If we don’t make California a more favorable place to do business we risk repeating the current budget crisis again and again. Even before an estimated $6.4 billion in business tax increases from last year's budget, California employers already paid taxes that were 20 percent more than the national average. It’s beyond me how we can expect to have the most costly state government in America, and at the same time neglect and abuse the primary source of our wealth. When you have a goose that is laying golden eggs, the wise course of action is to keep the goose healthy and productive.
Later this week a group of diverse employers and associations will release a list of proposals to stimulate our economic revival and, hopefully, change the Legislature's attitude about the need for a healthy business climate.
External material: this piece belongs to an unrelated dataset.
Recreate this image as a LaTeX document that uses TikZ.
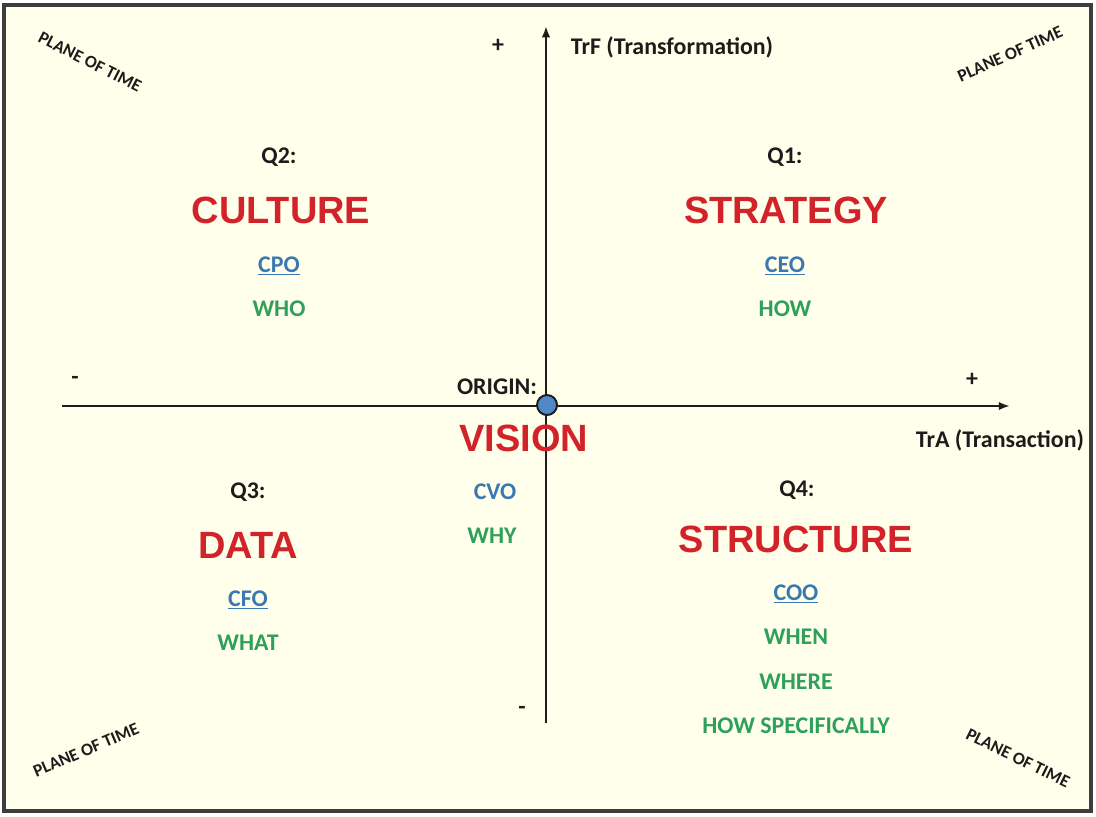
\documentclass[tikz,border=0pt]{standalone}
\usepackage{fontspec}
\setmainfont{Carlito}
\newfontfamily\arialfont{Liberation Sans}
\usetikzlibrary{arrows.meta}
\definecolor{paper}{HTML}{FFFFEB}
\definecolor{qred}{HTML}{D2232A}
\definecolor{qblue}{HTML}{3A78B0}
\definecolor{qgreen}{HTML}{2EA05A}
\definecolor{ink}{HTML}{1C1C1C}
\definecolor{dotblue}{HTML}{5089C8}

\begin{document}
\begin{tikzpicture}[x=0.025cm, y=-0.025cm,
    lbl/.style={font=\bfseries\fontsize{17}{19}\selectfont, text=ink},
    small/.style={font=\bfseries\fontsize{17}{19}\selectfont, text=ink},
    big/.style={font=\arialfont\bfseries\fontsize{27}{31}\selectfont, text=qred},
    role/.style={font=\bfseries\fontsize{17}{19}\selectfont, text=qblue},
    ask/.style={font=\bfseries\fontsize{17}{19}\selectfont, text=qgreen},
    plane/.style={font=\bfseries\fontsize{12.5}{14}\selectfont, text=ink},
    axis/.style={line width=1.8pt, draw=ink, -{Latex[length=8pt, width=6pt]}}]
    \useasboundingbox (0,0) rectangle (1096,816);
    % frame
    \draw[line width=2.2pt, draw=ink!85, fill=paper] (4,5) rectangle (1091,811);

    % axes
    \coordinate (xl) at (62,406);
    \coordinate (xr) at (1010,406);
    \coordinate (yb) at (546,723);
    \coordinate (yt) at (546,26);
    \draw[axis] (xl) -- (xr);
    \draw[axis] (yb) -- (yt);
    \node[circle, minimum size=20*0.025cm, inner sep=0pt, fill=dotblue, draw=ink, line width=1.4pt] (origin) at (547,405) {};

    % axis labels
    \node[small, anchor=west] (trf) at (566,47) {TrF (Transformation)};
    \node[small, anchor=east] (tra) at (1089,440) {TrA (Transaction)};
    \node[small] (yplus) at (498,46) {+};
    \node[small] (xplus) at (972,380) {+};
    \node[small] (xminus) at (75,380) {-};
    \node[small] (yminus) at (522,710) {-};

    % centre
    \node[lbl] (orig) at (497,387) {ORIGIN:};
    \node[big] (vision) at (524,438) {VISION};
    \node[role] (cvo) at (495,492) {CVO};
    \node[ask] (why) at (492,536) {WHY};

    % quadrants
    \node[lbl] (q1) at (785,157) {Q1:};
    \node[big] (strategy) at (786,210) {STRATEGY};
    \node[role] (ceo) at (785,266) {\underline{CEO}};
    \node[ask] (how) at (785,309) {HOW};

    \node[lbl] (q2) at (279,157) {Q2:};
    \node[big] (culture) at (281,210) {CULTURE};
    \node[role] (cpo) at (279,266) {\underline{CPO}};
    \node[ask] (who) at (279,309) {WHO};

    \node[lbl] (q3) at (248,492) {Q3:};
    \node[big] (data) at (248,545) {DATA};
    \node[role] (cfo) at (248,600) {\underline{CFO}};
    \node[ask] (what) at (248,643) {WHAT};

    \node[lbl] (q4) at (797,490) {Q4:};
    \node[big] (structure) at (796,539) {STRUCTURE};
    \node[role] (coo) at (796,594) {\underline{COO}};
    \node[ask] (when) at (796,637) {WHEN};
    \node[ask] (where) at (796,682) {WHERE};
    \node[ask] (howspec) at (796,726) {HOW SPECIFICALLY};

    % planes of time
    \foreach \n/\px/\py/\ang in {tl/90/62/-27, tr/1010/54/24, bl/86/750/23, br/1018/758/-26} {
        \node[plane, rotate=\ang] (plane\n) at (\px,\py) {PLANE OF TIME};
    }
\end{tikzpicture}
\end{document}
Since 2001, the average annual wage of the new jobs we have created is $40,000, while the jobs we have lost have averaged $66,000. If we sustain the policies that are responsible for that trend, we can only expect more of the same.
Business provides the jobs, fees and taxes California government depends upon to fund a wide range of services. The wages employers pay their workers in turn contribute to sales and property taxes. With a continuing loss in employers and operations, added costs on business will only hasten California’s economic decline. Over the past several decades, we have implemented far too many well intentioned policies that collectively have made it increasingly difficult for business to thrive and grow in California. Every environmental regulation adds to the cost of doing business as does every workplace mandate. Our energy costs & business taxes are among the highest in the nation and, now, we look forward to new greenhouse gas reduction mandates that promise an expensive new wave of business costs.
Senate pro Tem Darrell Steinberg was recently quoted in the Sacramento Bee saying "We aren't creating enough middle class jobs." Well, employers can’t create middle class jobs if they can’t grow their businesses in California.
Today, President Barack Obama gave his inauguration address and made his first official plea for economic change. He called for bold swift action to create jobs and create a new foundation for economic growth. California’s leaders must make the same pledge.